§ **Records shown**:
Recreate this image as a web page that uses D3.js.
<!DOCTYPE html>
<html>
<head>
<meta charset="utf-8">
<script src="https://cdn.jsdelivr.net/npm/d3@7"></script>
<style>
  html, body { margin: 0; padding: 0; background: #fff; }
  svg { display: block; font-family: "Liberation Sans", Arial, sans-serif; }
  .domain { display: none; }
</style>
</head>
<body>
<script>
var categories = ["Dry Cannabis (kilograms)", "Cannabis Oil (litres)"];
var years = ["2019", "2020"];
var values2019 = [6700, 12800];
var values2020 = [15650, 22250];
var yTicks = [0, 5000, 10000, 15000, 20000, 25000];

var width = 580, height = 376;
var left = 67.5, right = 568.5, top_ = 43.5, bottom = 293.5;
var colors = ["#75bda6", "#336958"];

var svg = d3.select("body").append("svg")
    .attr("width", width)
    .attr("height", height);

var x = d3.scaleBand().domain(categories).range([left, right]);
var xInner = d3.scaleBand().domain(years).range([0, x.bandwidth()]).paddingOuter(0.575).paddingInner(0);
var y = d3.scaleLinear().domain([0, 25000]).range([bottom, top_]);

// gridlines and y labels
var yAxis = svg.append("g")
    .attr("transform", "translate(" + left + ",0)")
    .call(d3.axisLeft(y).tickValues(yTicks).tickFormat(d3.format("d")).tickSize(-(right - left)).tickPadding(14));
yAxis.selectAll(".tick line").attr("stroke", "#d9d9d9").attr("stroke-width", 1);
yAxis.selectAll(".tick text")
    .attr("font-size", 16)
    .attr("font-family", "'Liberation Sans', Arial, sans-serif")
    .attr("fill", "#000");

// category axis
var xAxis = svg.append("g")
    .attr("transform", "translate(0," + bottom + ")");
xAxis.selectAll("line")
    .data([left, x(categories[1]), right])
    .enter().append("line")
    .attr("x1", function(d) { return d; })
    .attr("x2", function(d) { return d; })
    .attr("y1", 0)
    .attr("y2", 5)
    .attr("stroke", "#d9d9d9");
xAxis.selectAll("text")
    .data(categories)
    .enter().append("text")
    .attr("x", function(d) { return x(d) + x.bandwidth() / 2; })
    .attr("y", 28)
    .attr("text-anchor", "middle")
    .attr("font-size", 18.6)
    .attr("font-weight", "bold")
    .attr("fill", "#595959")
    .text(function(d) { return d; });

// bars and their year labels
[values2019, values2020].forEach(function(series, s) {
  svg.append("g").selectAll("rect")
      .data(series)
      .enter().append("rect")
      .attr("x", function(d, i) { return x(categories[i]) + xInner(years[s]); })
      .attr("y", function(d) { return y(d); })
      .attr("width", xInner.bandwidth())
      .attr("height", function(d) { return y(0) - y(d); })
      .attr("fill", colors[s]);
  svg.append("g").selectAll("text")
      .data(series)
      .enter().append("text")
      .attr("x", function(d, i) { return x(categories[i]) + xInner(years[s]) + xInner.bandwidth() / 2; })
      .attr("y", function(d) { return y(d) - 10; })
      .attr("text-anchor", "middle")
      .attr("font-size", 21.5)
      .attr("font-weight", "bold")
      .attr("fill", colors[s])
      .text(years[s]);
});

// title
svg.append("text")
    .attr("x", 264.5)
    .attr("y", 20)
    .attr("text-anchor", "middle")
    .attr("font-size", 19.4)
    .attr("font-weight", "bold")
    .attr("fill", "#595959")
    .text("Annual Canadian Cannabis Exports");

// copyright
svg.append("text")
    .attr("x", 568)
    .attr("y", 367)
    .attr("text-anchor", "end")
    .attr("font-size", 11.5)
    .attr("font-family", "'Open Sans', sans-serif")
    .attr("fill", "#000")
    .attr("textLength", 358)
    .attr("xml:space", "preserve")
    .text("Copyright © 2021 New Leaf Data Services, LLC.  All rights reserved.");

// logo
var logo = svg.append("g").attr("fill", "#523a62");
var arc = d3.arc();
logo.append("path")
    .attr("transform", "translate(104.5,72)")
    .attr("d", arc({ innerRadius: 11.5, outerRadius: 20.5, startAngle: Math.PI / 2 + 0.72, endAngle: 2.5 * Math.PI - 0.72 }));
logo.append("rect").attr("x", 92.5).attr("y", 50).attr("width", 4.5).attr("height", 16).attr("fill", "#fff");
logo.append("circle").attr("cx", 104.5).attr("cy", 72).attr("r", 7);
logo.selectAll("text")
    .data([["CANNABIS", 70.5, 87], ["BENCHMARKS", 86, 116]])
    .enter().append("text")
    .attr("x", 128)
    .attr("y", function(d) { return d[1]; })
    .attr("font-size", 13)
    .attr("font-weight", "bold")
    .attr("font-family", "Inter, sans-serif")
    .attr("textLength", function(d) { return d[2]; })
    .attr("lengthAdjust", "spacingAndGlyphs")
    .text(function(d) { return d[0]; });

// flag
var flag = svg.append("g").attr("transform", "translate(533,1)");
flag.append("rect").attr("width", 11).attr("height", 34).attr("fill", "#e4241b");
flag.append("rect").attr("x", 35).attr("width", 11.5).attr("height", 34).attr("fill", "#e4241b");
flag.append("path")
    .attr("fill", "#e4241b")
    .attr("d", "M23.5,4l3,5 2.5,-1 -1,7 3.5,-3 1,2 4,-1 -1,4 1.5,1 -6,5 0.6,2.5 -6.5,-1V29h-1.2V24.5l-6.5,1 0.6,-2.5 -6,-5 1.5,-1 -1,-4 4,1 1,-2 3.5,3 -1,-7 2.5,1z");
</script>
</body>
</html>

* * *

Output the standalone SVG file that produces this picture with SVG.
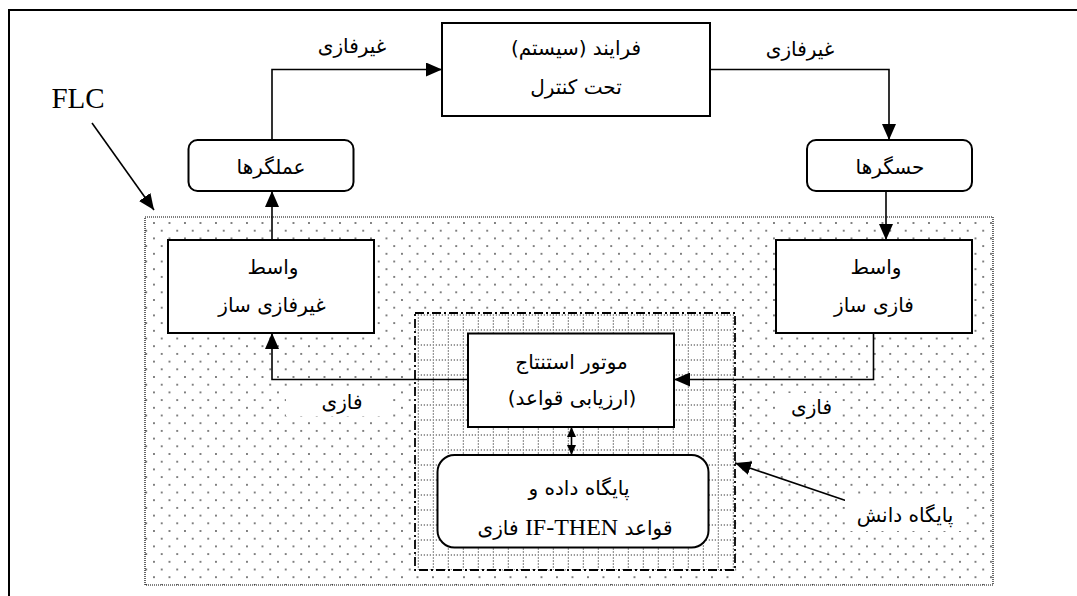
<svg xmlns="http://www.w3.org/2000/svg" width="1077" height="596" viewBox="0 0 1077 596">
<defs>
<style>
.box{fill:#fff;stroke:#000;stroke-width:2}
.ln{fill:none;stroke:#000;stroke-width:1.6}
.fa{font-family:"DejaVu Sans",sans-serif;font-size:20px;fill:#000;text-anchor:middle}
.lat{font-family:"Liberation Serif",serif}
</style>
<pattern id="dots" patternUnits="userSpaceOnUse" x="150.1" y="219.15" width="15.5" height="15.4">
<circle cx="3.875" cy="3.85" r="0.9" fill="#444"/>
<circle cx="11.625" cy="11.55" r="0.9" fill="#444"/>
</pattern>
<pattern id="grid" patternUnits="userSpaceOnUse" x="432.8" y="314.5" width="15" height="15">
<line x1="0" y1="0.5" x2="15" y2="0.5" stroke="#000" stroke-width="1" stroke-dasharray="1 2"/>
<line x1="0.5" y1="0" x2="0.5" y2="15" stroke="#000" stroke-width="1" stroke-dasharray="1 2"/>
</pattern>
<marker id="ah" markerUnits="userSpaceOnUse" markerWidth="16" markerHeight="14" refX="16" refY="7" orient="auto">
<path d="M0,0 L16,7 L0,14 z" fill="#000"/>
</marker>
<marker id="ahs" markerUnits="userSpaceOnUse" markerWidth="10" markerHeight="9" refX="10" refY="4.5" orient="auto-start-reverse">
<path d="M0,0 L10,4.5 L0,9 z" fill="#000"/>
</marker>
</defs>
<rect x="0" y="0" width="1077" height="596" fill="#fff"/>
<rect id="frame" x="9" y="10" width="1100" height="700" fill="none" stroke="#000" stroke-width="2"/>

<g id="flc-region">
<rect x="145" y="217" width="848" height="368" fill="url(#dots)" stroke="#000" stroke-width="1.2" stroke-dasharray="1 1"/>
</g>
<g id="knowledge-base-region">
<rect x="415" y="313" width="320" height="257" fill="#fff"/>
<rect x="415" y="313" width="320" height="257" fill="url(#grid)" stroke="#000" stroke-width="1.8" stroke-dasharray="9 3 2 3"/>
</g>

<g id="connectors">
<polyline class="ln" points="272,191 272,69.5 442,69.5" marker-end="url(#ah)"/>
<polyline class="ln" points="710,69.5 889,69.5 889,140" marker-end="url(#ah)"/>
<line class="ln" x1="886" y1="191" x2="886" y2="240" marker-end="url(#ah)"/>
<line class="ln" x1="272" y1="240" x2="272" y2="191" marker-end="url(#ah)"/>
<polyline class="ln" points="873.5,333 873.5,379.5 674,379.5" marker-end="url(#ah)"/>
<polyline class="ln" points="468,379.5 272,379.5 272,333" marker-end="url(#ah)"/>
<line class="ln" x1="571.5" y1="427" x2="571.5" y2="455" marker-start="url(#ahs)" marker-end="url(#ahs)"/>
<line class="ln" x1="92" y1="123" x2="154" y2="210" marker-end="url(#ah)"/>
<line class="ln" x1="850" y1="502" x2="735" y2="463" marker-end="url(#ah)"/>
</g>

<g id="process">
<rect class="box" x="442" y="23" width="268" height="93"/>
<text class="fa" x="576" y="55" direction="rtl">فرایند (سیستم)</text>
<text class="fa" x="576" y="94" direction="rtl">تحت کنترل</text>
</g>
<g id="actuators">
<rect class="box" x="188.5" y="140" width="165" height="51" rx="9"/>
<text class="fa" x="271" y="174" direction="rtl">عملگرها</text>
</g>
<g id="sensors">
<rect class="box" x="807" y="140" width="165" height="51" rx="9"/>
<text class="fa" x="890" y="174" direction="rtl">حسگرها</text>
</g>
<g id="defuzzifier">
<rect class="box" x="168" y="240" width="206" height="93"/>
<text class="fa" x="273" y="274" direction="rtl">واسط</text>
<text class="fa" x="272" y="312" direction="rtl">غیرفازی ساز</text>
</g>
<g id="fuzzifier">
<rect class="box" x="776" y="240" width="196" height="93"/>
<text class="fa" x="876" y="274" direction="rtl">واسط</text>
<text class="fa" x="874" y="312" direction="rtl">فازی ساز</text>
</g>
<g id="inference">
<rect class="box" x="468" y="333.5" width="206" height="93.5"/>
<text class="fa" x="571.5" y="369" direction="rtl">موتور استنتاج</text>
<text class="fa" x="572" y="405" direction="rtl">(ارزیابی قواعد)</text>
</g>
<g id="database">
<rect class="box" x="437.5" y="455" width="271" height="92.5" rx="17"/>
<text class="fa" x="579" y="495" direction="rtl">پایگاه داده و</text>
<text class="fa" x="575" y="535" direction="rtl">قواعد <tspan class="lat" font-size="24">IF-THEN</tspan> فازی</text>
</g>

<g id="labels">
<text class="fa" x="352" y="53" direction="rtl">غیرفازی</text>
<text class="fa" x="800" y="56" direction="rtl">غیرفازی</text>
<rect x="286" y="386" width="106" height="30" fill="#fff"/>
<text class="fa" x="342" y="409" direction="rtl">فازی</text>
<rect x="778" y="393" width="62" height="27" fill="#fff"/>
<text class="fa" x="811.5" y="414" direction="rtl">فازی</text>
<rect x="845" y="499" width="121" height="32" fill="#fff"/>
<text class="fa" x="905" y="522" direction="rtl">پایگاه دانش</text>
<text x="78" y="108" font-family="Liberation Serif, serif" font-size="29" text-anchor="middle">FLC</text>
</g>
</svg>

* * *

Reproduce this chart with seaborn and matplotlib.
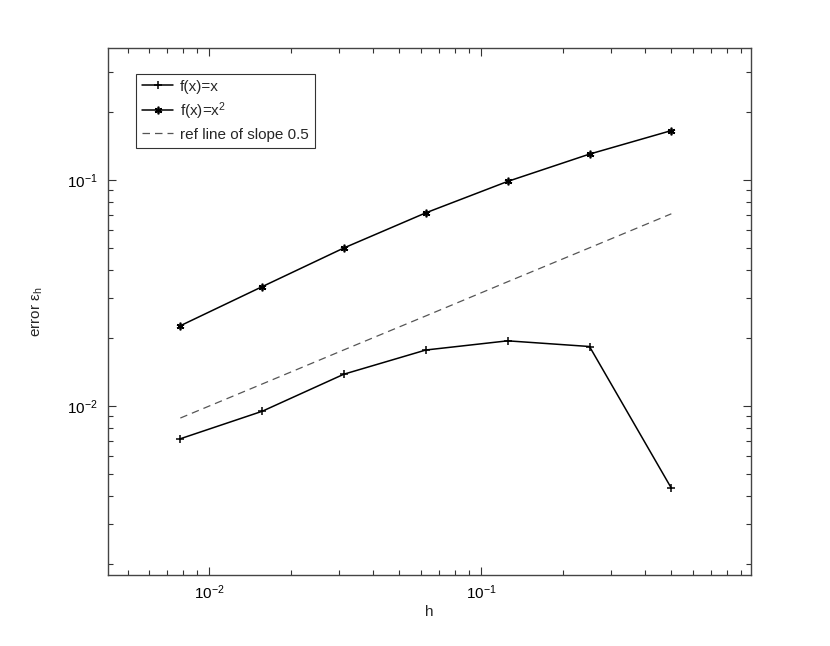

§ **Instructions to follow**:
Quote word for word every line from the one that has "Recreate this image" through the one that has "var yTicks = [0, 5000, 10000, 15000, 20000, 25000];".

§ **Written answer**:
Recreate this image as a web page that uses D3.js.
<!DOCTYPE html>
<html>
<head>
<meta charset="utf-8">
<script src="https://cdn.jsdelivr.net/npm/d3@7"></script>
<style>
  html, body { margin: 0; padding: 0; background: #fff; }
  svg { display: block; font-family: "Liberation Sans", Arial, sans-serif; }
  .domain { display: none; }
</style>
</head>
<body>
<script>
var categories = ["Dry Cannabis (kilograms)", "Cannabis Oil (litres)"];
var years = ["2019", "2020"];
var values2019 = [6700, 12800];
var values2020 = [15650, 22250];
var yTicks = [0, 5000, 10000, 15000, 20000, 25000];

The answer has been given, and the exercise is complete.